RP: I think it’s no longer “more real” to play in front of twenty people with shitty sound, shitty conditions. I’d like to play on huge systems. To play on a huge system normally is to play at a festival or a more mainstream event—even with some drink sponsor behind your back.

RB: That’s alright?

RP: It’s not ideal. I’d prefer not to, you know.

RB: So you’d be up for that but at the same time there’s this rejectionist attitude…

RP: I think things are so conservative and people are so afraid of doing stuff, so that if you are doing a minor little game, it seems like “oh you guys are sick, you are crazy”. But I don’t see that. I think it’s obvious. I don’t think we are super crazy, sick, alternative, fucked-up on stage, you know. We just try to put the focus somewhere else.

MJO: But we are anarchists.

RB: You are anarchists?

RP: No, no, I’m not.

RB: That’s confusing.

MJO: I’m a bit cynical.

RP: Dadaist.

GS: What about the labels you’re releasing your music on? How did you choose them? Or did they chose you?

RP: We never asked anyone, they asked us. And they just liked our music; that’s why they asked.

GS: Were you aiming at releasing the music from the beginning? Or was it more about the performance?

RP: The performance came first but then the performance was pushed into the club field, and if you play in clubs you need to release records. And we just did what’s supposed to be done in that field.

MJO: No, but it wasn’t supposed to be a project that was about producing tracks. That wasn’t the idea.

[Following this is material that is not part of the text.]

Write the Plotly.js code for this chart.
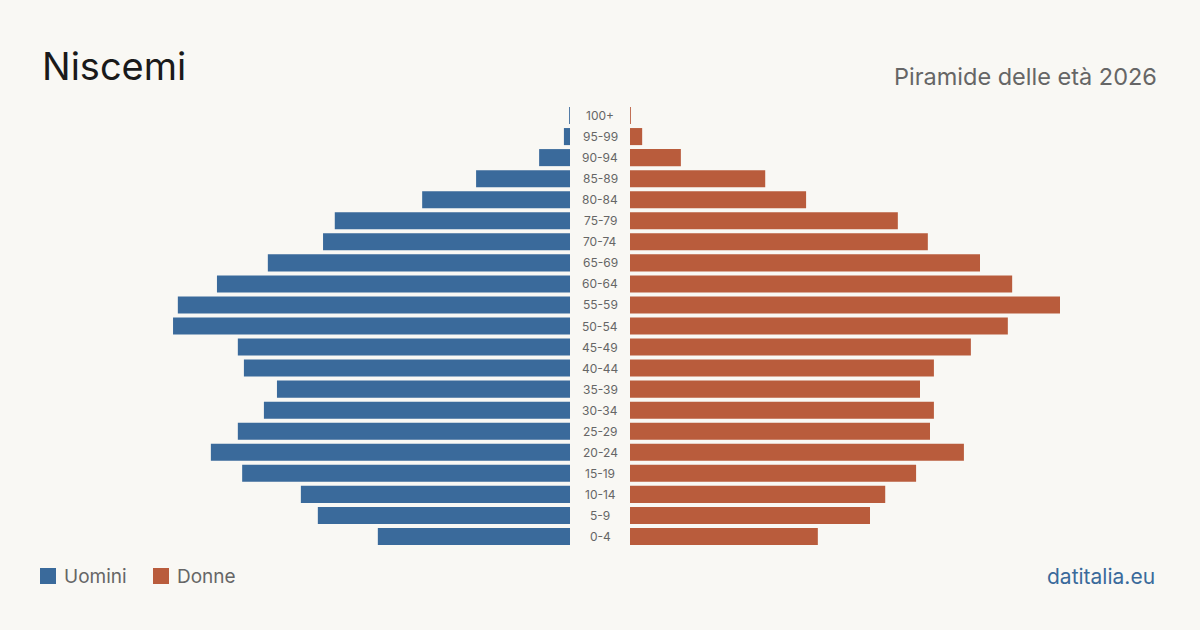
<!DOCTYPE html>
<html>
<head>
<meta charset="utf-8">
<script src="https://cdn.plot.ly/plotly-3.0.1.min.js"></script>
<style>
html,body{margin:0;padding:0;background:#f9f8f4;}
#chart{width:1200px;height:630px;}
</style>
</head>
<body>
<div id="chart"></div>
<script>
const ageGroups = ["0-4","5-9","10-14","15-19","20-24","25-29","30-34","35-39","40-44","45-49","50-54","55-59","60-64","65-69","70-74","75-79","80-84","85-89","90-94","95-99","100+"];
const uomini = [442,580,619,754,826,764,704,674,750,764,913,902,812,695,568,541,340,216,71,14,2];
const donne  = [432,552,587,658,768,690,699,667,699,784,869,989,879,805,685,616,405,311,117,28,2];

const BLUE = "#3a6a9b";
const ORANGE = "#b95c3c";
const FONT = "Inter, 'Liberation Sans', sans-serif";
const MAXR = 1311;

const W = 1200, H = 630, MT = 105, MB = 83;
const px = x => x / W;
const py = y => (H - MB - y) / (H - MT - MB);

const traces = [
  {type:"bar", orientation:"h", name:"Uomini", y:ageGroups, x:uomini, xaxis:"x", yaxis:"y",
   marker:{color:BLUE}, hoverinfo:"skip", showlegend:false},
  {type:"bar", orientation:"h", name:"Donne", y:ageGroups, x:donne, xaxis:"x2", yaxis:"y",
   marker:{color:ORANGE}, hoverinfo:"skip", showlegend:false}
];

const annotations = ageGroups.map(g => ({
  xref:"paper", yref:"y", x:0.5, y:g, text:g, showarrow:false,
  xanchor:"center", yanchor:"middle",
  font:{family:FONT, size:12, color:"#666"}
}));

annotations.push(
  {xref:"paper", yref:"paper", x:px(40), y:py(66), text:"Niscemi", showarrow:false,
   xanchor:"left", yanchor:"middle", font:{family:FONT, size:38, color:"#1a1a1a"}},
  {xref:"paper", yref:"paper", x:px(1159), y:py(76), text:"Piramide delle età 2026", showarrow:false,
   xanchor:"right", yanchor:"middle", font:{family:FONT, size:23.5, color:"#666"}},
  {xref:"paper", yref:"paper", x:px(62), y:py(576), text:"Uomini", showarrow:false,
   xanchor:"left", yanchor:"middle", font:{family:FONT, size:19, color:"#666"}},
  {xref:"paper", yref:"paper", x:px(175), y:py(576), text:"Donne", showarrow:false,
   xanchor:"left", yanchor:"middle", font:{family:FONT, size:19, color:"#666"}},
  {xref:"paper", yref:"paper", x:px(1157), y:py(576), text:"datitalia.eu", showarrow:false,
   xanchor:"right", yanchor:"middle", font:{family:FONT, size:21, color:BLUE}}
);

const shapes = [
  {type:"rect", xref:"paper", yref:"paper", x0:px(40), x1:px(56), y0:py(584), y1:py(568),
   fillcolor:BLUE, line:{width:0}},
  {type:"rect", xref:"paper", yref:"paper", x0:px(153), x1:px(169), y0:py(584), y1:py(568),
   fillcolor:ORANGE, line:{width:0}}
];

const layout = {
  width:W, height:H,
  paper_bgcolor:"#f9f8f4", plot_bgcolor:"#f9f8f4",
  margin:{l:0, r:0, t:MT, b:MB, pad:0},
  bargap:0.19,
  showlegend:false,
  xaxis:{domain:[0, 570/1200], range:[MAXR, 0], showgrid:false, zeroline:false,
         showticklabels:false, showline:false, ticks:"", fixedrange:true},
  xaxis2:{domain:[630/1200, 1], range:[0, MAXR], showgrid:false, zeroline:false,
          showticklabels:false, showline:false, ticks:"", fixedrange:true},
  yaxis:{type:"category", categoryorder:"array", categoryarray:ageGroups,
         range:[-0.5, ageGroups.length-0.5], showgrid:false, zeroline:false,
         showticklabels:false, showline:false, ticks:"", fixedrange:true},
  annotations:annotations,
  shapes:shapes,
  font:{family:FONT}
};

Plotly.newPlot("chart", traces, layout, {displayModeBar:false, staticPlot:true});
</script>
</body>
</html>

The idea was much more to do performances and maybe sort of demonstrations, or to go through catalogues. That was what we thought we’d be doing—really short segments that we demonstrate, like, ‘this is a known pattern in that culture’, and then play this for one minute.

RP: Yeah, more in an anthropological way.

MJO: But in an art context, I guess. But then, somehow… [Laughter]

GS: Are you happy with the releases? Do you think they reflect what you are doing?

RP: I think it’s difficult to record something that’s multimedia. Sound is only one layer in our work. When you do a record it’s only sound. The visual aspect gets lost. Although we do care a lot about the design and everything, but still, the design isn’t in motion.

RB: So you’re happy with it?

RP: Yeah, I think it’s pretty good. [Addressing MJO] Right?

MJO: Yeah, I think it’s worth… some… attention. So I guess that’s good.

MJO: Oh, a joke…so a bear walked into a bar. You know that one? He was ordering a “gin… tonic”. And then the bartender goes “What’s with the big pause?” And the bear—looking at his paws—goes: “What do you mean? I always had them.”